Les Imilla Skate organisent très régulièrement des ateliers auprès d’associations s’occupant d’enfants très vulnérables et victimes de violences, comme par exemple :

-        au refuge de San Rafael / Martina, association aidant les enfants de 6 à 18 ans et les parents célibataires en leur fournissant aide & alimentaire, économique, soutien scolaire - et cours de skate aux enfants grâce à des planches données par plusieurs marques

-        à l’association de soutien scolaire pour enfants Indigo del Sol

-        dans des écoles, institutions, ferias…

 

Malheureusement, comme elles n’ont pas à date de lieu à elles et 100% sécurisé,  ces ateliers sont ponctuels, et certains parents se méfient et ne leur confient pas leur enfant.


Au cours des ateliers, plusieurs objectifs :

-        sensibilisation des jeunes participantes à leurs origines, aux valeurs autour de leurs aïeules, les rendre fières d’être descendantes de cholitas (vs parfois jugé comme honteux d’avoir des mères ou grand mères de pollera, qui parlent une autre langue etc…)

-        donner des cours de skate, apprendre à monter sur la planche, à patiner (en y allant progressivement, et en faisant attention à ce qu’ils ne tombent pas trop fort pour qu’ils ne fassent pas un blocage psychologique ensuite)

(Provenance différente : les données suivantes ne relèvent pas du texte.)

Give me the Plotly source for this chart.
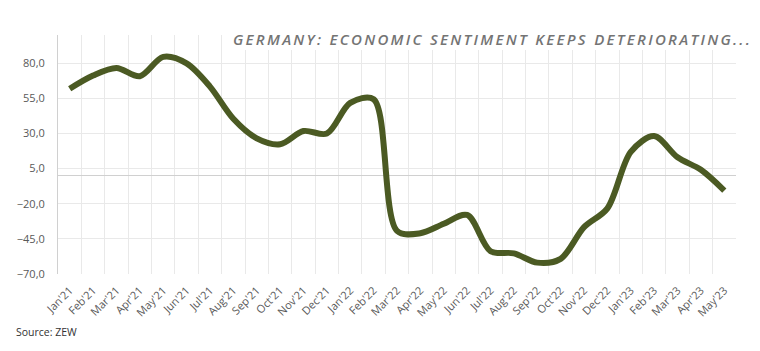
import plotly.graph_objects as go

months = ["Jan'21","Feb'21","Mar'21","Apr'21","May'21","Jun'21","Jul'21","Aug'21","Sep'21","Oct'21",
          "Nov'21","Dec'21","Jan'22","Feb'22","Mar'22","Apr'22","May'22","Jun'22","Jul'22","Aug'22",
          "Sep'22","Oct'22","Nov'22","Dec'22","Jan'23","Feb'23","Mar'23","Apr'23","May'23"]
sentiment = [61.8, 71.2, 76.6, 70.7, 84.4, 79.8, 63.3, 40.4, 26.5, 22.3,
             31.7, 29.9, 51.7, 54.3, -39.3, -41.0, -34.3, -28.0, -53.8, -55.3,
             -61.9, -59.2, -36.7, -23.3, 16.9, 28.1, 13.0, 4.1, -10.7]
y_ticks = [-70, -45, -20, 5, 30, 55, 80]
title_text = "GERMANY: ECONOMIC SENTIMENT KEEPS DETERIORATING..."
source_text = "Source: ZEW"

fig = go.Figure()
fig.add_trace(go.Scatter(
    x=months, y=sentiment, mode="lines",
    line=dict(color="#4b5a23", width=6, shape="spline", smoothing=0.9),
    hoverinfo="x+y", showlegend=False,
))

fig.update_layout(
    width=760, height=351,
    margin=dict(l=58, r=24, t=35, b=77),
    paper_bgcolor="white", plot_bgcolor="white",
    separators=", ",
    xaxis=dict(
        type="category", range=[-0.5, len(months) - 0.5],
        tickson="boundaries", showgrid=True, gridcolor="#e9e9e9", gridwidth=1,
        tickangle=-45, tickfont=dict(family="Open Sans", size=11, color="#595959"),
        ticks="", ticklabelstandoff=7, showline=False, zeroline=False,
    ),
    yaxis=dict(
        range=[-70, 100], tickmode="array", tickvals=y_ticks,
        tickformat=".1f", showgrid=True, gridcolor="#e9e9e9", gridwidth=1,
        zeroline=True, zerolinecolor="#d0d0d0", zerolinewidth=1,
        showline=True, linecolor="#d0d0d0", linewidth=1,
        tickfont=dict(family="Open Sans", size=11, color="#595959"),
        ticks="", ticklabelstandoff=10,
    ),
    shapes=[dict(type="rect", xref="paper", yref="paper", x0=0.245, x1=1.0, y0=0.937, y1=1.0,
                 fillcolor="white", line=dict(width=0), layer="above")],
    annotations=[
        dict(text='<span style="letter-spacing:2.3px">' + title_text + '</span>',
             xref="paper", yref="paper", x=1.0, y=1.0, xanchor="right", yanchor="middle",
             xshift=18, yshift=-4, showarrow=False,
             font=dict(family="Open Sans", size=15, color="#747474", style="italic", weight=600)),
        dict(text=source_text, xref="paper", yref="paper", x=0, y=0, xanchor="left", yanchor="middle",
             xshift=-44, yshift=-58, showarrow=False,
             font=dict(family="Open Sans", size=10.5, color="#333333")),
    ],
)

fig.write_html("out.html")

-        transmettre les valeurs du skate, pour que les jeunes filles puissent ensuite les appliquer dans leur vie quotidienne (ténacité, résilience, communauté / fraternité…) comme une philosophie de vie, un échappatoire quand la vie est dure

 


Le rêve de Deysi et de ses acolytes : ouvrir un centre communautaire

Après une première étape franchie en 2022 avec l’ouverture du skatepark Ollantay dans la périphérie de Cochabamba (le 1er skatepark de la ville), Deysi et ses acolytes d'Imilla Skate rêvent d’aller encore + loin et que le collectif dispose de son propre lieu, un centre communautaire disposant d’un skate park pour enseigner le skate en toute sécurité aux enfants & jeunes vulnérables.

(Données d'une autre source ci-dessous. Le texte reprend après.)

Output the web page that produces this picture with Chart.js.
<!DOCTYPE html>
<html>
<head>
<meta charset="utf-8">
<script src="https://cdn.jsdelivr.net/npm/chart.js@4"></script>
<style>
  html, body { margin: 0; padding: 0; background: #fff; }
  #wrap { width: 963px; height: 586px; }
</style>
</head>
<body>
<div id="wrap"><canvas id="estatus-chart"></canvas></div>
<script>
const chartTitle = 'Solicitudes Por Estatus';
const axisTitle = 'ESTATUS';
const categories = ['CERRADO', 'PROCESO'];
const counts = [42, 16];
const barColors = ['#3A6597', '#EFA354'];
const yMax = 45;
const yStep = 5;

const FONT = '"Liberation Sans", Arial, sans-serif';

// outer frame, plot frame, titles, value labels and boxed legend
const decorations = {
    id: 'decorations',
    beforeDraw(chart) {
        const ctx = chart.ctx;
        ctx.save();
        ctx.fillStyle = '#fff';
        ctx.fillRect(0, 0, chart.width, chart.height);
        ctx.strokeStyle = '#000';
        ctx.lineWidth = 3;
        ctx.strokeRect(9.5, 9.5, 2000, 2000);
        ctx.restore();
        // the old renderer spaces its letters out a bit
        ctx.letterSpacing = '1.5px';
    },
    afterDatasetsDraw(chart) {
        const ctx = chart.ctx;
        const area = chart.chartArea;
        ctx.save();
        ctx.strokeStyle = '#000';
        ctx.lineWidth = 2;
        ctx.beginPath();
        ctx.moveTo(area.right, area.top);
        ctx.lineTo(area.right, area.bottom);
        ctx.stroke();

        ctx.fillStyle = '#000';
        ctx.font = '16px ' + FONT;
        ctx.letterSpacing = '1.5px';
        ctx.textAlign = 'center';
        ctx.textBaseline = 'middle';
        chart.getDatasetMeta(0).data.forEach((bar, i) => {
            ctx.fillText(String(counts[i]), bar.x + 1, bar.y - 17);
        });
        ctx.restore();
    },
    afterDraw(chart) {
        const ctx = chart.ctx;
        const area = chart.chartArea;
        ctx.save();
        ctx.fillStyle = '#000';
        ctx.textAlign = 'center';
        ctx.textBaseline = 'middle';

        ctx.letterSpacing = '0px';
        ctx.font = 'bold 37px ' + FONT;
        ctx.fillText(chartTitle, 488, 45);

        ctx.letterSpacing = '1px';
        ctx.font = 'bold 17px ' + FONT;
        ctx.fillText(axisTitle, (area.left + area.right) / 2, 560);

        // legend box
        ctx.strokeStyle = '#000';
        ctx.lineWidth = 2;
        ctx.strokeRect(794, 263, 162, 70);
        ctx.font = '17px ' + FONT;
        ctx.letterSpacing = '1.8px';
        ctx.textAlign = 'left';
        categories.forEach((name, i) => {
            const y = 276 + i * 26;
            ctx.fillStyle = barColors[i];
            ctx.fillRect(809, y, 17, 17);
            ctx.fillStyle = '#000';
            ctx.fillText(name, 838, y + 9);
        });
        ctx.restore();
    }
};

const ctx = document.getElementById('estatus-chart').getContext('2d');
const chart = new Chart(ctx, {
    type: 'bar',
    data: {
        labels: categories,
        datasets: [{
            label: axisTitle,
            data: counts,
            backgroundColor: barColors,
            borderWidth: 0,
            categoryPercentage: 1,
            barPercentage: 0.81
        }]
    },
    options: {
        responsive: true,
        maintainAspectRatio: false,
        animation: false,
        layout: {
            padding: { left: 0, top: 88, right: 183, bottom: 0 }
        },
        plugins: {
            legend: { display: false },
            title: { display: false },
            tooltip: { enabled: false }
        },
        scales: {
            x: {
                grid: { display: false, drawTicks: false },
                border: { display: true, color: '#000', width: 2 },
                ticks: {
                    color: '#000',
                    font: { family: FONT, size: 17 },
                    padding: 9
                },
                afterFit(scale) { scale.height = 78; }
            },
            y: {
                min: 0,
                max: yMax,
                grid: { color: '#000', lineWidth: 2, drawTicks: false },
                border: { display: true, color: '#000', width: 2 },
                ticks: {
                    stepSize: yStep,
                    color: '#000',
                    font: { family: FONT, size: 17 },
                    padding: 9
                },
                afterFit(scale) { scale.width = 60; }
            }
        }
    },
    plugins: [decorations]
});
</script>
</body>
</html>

Y seraient également organisés des ateliers culturels, des ateliers de soutien psychologique et toute autre discipline permettant d’aider les jeunes filles, capitalisant sur les parcours et professions variées des membres d’Imilla Skate (psychologue, physiothérapeute, sociologue, designeuse …)

Il y aurait quelques pistes de lieu de la municipalité, mais malheureusement très hypothétiques à date…



Alors lors de votre prochain passage à Cochabamba, n’oubliez pas d’aller faire un tour à l’Ollantay Skatepark en espérant croiser les filles du collectif Imilla Skate!!